** Begin Stored records **

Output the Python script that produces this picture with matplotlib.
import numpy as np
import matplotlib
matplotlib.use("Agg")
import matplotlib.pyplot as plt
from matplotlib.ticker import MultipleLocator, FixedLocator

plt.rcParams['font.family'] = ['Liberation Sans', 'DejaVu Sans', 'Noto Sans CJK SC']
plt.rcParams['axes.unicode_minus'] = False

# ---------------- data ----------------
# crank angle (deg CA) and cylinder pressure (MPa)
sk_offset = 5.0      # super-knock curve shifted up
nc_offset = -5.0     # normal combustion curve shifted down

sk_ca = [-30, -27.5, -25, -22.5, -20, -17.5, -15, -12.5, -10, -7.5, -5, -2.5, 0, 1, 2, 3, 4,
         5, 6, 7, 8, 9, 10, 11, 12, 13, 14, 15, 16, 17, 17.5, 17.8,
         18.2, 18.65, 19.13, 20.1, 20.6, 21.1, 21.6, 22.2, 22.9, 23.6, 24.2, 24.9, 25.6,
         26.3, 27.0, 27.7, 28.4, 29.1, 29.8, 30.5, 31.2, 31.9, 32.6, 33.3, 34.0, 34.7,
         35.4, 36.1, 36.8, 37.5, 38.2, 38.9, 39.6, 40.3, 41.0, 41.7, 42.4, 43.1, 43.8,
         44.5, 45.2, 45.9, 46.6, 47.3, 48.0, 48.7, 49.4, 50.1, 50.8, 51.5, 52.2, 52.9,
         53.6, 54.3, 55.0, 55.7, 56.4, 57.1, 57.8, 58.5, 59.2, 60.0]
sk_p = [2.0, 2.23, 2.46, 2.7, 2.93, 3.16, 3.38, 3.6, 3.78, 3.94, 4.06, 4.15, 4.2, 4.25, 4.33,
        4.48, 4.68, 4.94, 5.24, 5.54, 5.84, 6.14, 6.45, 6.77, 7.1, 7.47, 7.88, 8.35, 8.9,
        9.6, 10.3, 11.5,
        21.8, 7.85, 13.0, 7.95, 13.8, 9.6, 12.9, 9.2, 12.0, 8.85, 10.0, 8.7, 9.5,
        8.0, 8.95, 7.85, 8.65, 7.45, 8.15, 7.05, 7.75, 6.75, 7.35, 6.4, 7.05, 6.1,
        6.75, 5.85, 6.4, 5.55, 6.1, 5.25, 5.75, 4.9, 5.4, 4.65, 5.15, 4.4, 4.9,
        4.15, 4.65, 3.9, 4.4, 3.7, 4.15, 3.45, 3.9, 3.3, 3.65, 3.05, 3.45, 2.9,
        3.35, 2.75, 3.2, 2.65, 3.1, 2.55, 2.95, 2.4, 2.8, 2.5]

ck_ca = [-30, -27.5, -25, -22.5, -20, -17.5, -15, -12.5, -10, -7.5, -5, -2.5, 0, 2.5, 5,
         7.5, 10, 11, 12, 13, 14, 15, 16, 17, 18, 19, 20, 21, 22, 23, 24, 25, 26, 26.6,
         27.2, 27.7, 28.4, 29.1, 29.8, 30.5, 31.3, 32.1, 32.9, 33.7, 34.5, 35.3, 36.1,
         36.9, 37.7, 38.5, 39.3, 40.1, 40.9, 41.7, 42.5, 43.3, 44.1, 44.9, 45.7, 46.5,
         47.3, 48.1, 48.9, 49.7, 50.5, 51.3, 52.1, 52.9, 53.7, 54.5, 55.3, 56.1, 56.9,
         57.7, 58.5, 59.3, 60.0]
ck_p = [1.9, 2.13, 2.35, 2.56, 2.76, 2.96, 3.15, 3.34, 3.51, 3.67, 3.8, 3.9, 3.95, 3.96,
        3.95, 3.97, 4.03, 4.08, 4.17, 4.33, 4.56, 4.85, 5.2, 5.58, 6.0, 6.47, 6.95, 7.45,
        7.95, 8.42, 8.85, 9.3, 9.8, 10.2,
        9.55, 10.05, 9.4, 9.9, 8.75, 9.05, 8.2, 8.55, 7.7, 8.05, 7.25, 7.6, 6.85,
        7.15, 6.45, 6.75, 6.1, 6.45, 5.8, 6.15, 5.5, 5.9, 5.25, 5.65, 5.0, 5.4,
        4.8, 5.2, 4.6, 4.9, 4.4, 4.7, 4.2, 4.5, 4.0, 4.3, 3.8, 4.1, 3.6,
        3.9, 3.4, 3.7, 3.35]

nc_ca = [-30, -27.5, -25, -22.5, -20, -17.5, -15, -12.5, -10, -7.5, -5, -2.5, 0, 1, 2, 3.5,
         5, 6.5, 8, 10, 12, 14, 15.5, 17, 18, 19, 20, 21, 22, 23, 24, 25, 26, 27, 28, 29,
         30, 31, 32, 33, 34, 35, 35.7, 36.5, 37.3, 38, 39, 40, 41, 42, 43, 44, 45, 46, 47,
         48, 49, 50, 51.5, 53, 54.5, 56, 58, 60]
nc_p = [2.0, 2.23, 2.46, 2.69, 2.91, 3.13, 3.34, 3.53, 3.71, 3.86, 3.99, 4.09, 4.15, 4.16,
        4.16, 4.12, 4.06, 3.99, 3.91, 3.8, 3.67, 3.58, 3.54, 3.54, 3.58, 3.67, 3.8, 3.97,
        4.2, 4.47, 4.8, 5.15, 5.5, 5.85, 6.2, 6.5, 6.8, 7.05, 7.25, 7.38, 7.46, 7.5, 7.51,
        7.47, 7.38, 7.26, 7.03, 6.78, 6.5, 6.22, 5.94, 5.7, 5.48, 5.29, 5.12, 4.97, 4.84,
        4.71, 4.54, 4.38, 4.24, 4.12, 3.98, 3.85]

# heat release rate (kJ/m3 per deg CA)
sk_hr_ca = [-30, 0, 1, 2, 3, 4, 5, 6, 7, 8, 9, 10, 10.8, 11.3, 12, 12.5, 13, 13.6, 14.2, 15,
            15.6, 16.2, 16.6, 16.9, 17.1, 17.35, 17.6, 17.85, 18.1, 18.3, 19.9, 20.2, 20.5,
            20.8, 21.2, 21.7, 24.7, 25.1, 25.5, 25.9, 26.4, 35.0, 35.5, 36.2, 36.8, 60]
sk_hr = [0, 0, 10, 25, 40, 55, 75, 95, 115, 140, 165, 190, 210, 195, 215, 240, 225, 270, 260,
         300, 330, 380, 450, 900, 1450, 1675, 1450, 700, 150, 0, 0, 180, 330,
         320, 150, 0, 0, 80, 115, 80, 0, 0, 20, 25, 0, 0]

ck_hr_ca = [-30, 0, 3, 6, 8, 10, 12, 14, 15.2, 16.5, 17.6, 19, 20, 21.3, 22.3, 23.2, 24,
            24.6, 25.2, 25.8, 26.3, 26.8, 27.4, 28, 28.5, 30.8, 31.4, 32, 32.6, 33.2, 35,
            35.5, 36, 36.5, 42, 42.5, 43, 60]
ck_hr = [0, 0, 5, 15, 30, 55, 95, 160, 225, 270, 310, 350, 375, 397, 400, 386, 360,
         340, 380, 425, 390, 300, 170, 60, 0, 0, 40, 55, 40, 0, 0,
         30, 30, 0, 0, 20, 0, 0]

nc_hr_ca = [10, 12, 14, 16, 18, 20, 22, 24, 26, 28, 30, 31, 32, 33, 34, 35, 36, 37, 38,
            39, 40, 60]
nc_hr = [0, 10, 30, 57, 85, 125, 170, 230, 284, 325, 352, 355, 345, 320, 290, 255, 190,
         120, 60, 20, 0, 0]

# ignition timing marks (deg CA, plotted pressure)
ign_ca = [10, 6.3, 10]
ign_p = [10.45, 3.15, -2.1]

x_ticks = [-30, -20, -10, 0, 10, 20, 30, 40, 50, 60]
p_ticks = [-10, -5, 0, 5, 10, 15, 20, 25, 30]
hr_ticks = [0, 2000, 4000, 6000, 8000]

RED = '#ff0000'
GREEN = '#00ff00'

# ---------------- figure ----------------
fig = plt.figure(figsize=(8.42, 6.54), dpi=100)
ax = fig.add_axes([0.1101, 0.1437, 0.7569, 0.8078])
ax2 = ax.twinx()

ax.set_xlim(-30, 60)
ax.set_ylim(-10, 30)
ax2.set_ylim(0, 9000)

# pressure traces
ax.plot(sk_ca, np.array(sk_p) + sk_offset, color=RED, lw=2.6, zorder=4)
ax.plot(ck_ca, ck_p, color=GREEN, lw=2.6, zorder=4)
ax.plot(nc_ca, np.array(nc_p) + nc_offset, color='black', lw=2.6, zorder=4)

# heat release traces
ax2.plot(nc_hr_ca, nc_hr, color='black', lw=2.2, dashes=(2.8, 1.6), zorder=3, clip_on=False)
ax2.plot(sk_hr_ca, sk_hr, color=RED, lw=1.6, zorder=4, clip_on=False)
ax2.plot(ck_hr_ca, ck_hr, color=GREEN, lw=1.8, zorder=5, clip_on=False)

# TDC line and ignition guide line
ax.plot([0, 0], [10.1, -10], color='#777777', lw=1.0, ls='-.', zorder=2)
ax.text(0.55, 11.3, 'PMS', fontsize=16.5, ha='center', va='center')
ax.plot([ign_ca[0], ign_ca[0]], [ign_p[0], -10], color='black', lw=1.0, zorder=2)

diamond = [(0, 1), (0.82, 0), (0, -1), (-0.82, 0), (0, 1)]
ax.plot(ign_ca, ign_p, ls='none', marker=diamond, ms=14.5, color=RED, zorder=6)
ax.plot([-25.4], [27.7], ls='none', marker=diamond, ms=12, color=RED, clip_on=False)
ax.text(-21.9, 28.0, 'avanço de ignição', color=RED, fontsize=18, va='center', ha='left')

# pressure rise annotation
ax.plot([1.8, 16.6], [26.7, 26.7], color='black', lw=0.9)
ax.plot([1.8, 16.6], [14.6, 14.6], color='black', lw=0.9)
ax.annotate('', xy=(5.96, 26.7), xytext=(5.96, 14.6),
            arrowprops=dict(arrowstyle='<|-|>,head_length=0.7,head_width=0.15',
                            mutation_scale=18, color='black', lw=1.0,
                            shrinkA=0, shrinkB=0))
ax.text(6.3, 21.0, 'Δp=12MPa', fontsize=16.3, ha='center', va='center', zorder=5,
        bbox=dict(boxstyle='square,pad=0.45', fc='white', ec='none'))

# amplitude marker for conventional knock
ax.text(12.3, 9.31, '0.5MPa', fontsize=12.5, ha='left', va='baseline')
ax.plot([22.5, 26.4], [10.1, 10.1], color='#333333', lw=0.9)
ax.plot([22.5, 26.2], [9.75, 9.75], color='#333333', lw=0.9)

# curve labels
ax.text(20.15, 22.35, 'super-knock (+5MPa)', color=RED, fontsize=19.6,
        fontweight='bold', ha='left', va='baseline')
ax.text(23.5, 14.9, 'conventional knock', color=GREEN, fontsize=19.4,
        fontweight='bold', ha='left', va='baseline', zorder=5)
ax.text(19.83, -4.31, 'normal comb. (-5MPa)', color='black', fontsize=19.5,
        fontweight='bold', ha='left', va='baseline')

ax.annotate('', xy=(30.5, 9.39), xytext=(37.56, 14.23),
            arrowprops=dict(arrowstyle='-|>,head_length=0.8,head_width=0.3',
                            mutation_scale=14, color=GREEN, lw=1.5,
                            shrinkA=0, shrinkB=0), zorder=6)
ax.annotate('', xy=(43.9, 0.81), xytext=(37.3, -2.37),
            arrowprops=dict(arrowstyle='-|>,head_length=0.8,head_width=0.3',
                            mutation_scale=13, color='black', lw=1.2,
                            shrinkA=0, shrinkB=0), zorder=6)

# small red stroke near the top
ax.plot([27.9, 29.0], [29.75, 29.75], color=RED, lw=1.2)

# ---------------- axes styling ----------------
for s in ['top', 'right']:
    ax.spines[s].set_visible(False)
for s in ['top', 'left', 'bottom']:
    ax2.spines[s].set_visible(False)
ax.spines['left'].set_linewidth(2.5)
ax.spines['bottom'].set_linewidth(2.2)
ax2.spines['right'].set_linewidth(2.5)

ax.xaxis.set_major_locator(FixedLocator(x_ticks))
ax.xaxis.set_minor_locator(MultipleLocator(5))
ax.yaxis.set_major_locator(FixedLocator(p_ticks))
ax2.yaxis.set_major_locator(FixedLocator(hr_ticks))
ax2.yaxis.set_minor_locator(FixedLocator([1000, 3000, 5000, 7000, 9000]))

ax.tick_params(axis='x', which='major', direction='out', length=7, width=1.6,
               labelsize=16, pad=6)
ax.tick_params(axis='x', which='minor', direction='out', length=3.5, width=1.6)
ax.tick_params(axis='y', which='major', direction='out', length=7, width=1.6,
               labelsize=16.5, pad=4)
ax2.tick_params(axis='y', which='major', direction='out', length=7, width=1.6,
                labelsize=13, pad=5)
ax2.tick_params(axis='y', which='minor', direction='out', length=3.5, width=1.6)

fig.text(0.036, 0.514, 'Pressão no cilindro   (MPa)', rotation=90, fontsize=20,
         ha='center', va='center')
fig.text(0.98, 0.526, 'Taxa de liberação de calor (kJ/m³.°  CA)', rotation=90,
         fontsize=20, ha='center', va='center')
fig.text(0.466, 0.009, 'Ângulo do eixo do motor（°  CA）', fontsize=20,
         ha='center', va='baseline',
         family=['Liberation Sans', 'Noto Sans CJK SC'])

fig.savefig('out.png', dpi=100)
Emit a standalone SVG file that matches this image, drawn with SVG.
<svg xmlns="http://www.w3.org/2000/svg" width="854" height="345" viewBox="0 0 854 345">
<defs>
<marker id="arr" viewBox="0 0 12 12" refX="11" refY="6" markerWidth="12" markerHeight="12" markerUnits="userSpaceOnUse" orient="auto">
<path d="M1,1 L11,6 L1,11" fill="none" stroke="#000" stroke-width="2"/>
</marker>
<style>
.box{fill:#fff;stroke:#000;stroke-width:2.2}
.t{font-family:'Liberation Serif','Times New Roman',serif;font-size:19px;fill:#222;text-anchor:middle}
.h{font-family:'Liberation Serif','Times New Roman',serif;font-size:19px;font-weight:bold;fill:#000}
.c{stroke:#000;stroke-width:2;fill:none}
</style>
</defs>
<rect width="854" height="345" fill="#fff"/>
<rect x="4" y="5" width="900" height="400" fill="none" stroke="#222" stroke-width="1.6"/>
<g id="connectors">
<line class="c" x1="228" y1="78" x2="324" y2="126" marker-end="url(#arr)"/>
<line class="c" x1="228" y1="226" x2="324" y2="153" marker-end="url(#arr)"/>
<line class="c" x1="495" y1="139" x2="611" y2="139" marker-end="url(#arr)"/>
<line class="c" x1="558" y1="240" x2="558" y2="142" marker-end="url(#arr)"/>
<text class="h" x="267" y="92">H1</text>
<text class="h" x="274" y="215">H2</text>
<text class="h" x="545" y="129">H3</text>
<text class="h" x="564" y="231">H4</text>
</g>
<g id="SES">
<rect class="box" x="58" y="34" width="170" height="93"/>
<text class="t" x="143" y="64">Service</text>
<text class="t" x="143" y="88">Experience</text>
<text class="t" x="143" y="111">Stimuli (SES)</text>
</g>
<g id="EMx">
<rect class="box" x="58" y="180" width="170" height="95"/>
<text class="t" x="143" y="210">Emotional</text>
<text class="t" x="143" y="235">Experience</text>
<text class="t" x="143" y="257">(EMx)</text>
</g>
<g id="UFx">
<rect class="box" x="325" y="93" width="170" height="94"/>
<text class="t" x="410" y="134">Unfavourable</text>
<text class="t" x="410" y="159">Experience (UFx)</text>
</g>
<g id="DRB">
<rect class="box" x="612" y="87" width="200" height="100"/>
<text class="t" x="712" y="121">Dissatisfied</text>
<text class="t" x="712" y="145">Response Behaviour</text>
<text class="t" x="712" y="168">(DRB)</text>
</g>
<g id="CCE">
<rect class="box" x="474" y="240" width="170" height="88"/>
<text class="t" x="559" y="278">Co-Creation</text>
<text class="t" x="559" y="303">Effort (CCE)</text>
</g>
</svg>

** End Stored records **

» What this task involves: Which lines in the records above contain the string "that"? Copy each one.

» Problem solution:
Output the Python script that produces this picture with matplotlib.
Emit a standalone SVG file that matches this image, drawn with SVG.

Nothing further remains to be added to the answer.